Start at the first line of the material below and retype each line through the one containing "df = pd.DataFrame(rows)", exactly.
<<<<
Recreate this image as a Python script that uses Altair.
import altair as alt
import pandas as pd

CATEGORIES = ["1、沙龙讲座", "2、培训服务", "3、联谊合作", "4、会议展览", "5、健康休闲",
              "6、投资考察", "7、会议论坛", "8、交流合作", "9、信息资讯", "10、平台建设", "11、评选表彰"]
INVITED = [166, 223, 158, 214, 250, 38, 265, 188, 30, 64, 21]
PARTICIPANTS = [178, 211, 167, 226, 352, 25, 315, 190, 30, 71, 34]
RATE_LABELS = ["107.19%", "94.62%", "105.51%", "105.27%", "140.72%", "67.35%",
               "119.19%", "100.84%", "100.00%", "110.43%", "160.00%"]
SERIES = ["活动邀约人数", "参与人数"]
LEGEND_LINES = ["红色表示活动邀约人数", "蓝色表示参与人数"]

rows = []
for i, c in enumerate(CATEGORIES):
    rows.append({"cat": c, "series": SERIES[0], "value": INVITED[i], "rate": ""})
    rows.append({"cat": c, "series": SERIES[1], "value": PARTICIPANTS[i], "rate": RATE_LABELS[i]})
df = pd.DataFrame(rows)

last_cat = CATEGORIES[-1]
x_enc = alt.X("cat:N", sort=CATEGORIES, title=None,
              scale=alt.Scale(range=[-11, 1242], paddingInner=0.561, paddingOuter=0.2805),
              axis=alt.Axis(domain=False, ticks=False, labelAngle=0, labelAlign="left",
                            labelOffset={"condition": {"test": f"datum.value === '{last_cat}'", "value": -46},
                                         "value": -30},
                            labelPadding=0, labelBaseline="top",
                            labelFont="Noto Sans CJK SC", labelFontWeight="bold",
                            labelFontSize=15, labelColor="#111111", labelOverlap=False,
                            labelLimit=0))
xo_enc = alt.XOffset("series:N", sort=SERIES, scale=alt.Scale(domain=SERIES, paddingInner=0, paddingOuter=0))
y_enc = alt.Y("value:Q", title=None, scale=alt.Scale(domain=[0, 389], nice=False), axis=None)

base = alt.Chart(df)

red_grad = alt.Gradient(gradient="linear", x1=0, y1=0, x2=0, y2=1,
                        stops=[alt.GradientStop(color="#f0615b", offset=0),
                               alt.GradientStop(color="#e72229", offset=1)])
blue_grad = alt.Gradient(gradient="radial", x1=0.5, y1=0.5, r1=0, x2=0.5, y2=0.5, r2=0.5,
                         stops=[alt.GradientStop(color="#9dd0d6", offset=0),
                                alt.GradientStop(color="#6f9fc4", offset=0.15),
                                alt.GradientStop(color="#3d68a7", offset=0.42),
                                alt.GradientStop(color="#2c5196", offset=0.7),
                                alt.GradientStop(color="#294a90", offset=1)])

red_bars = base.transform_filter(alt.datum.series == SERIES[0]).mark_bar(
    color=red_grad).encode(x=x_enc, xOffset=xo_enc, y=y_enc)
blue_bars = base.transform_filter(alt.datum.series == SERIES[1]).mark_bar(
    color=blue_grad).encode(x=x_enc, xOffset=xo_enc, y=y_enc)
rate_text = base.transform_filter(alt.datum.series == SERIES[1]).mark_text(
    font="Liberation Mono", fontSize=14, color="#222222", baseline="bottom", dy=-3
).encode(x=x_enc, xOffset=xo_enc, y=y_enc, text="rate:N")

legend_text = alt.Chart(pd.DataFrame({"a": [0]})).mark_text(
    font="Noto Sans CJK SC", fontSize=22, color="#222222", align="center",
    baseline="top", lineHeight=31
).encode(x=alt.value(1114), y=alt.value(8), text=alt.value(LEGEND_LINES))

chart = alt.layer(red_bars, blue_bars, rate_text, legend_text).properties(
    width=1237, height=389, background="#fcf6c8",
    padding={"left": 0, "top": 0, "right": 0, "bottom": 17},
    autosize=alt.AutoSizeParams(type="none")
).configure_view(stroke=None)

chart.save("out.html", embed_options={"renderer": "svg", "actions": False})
>>>>
● OUTPUT OF THE TASK:
Recreate this image as a Python script that uses Altair.
import altair as alt
import pandas as pd

CATEGORIES = ["1、沙龙讲座", "2、培训服务", "3、联谊合作", "4、会议展览", "5、健康休闲",
              "6、投资考察", "7、会议论坛", "8、交流合作", "9、信息资讯", "10、平台建设", "11、评选表彰"]
INVITED = [166, 223, 158, 214, 250, 38, 265, 188, 30, 64, 21]
PARTICIPANTS = [178, 211, 167, 226, 352, 25, 315, 190, 30, 71, 34]
RATE_LABELS = ["107.19%", "94.62%", "105.51%", "105.27%", "140.72%", "67.35%",
               "119.19%", "100.84%", "100.00%", "110.43%", "160.00%"]
SERIES = ["活动邀约人数", "参与人数"]
LEGEND_LINES = ["红色表示活动邀约人数", "蓝色表示参与人数"]

rows = []
for i, c in enumerate(CATEGORIES):
    rows.append({"cat": c, "series": SERIES[0], "value": INVITED[i], "rate": ""})
    rows.append({"cat": c, "series": SERIES[1], "value": PARTICIPANTS[i], "rate": RATE_LABELS[i]})
df = pd.DataFrame(rows)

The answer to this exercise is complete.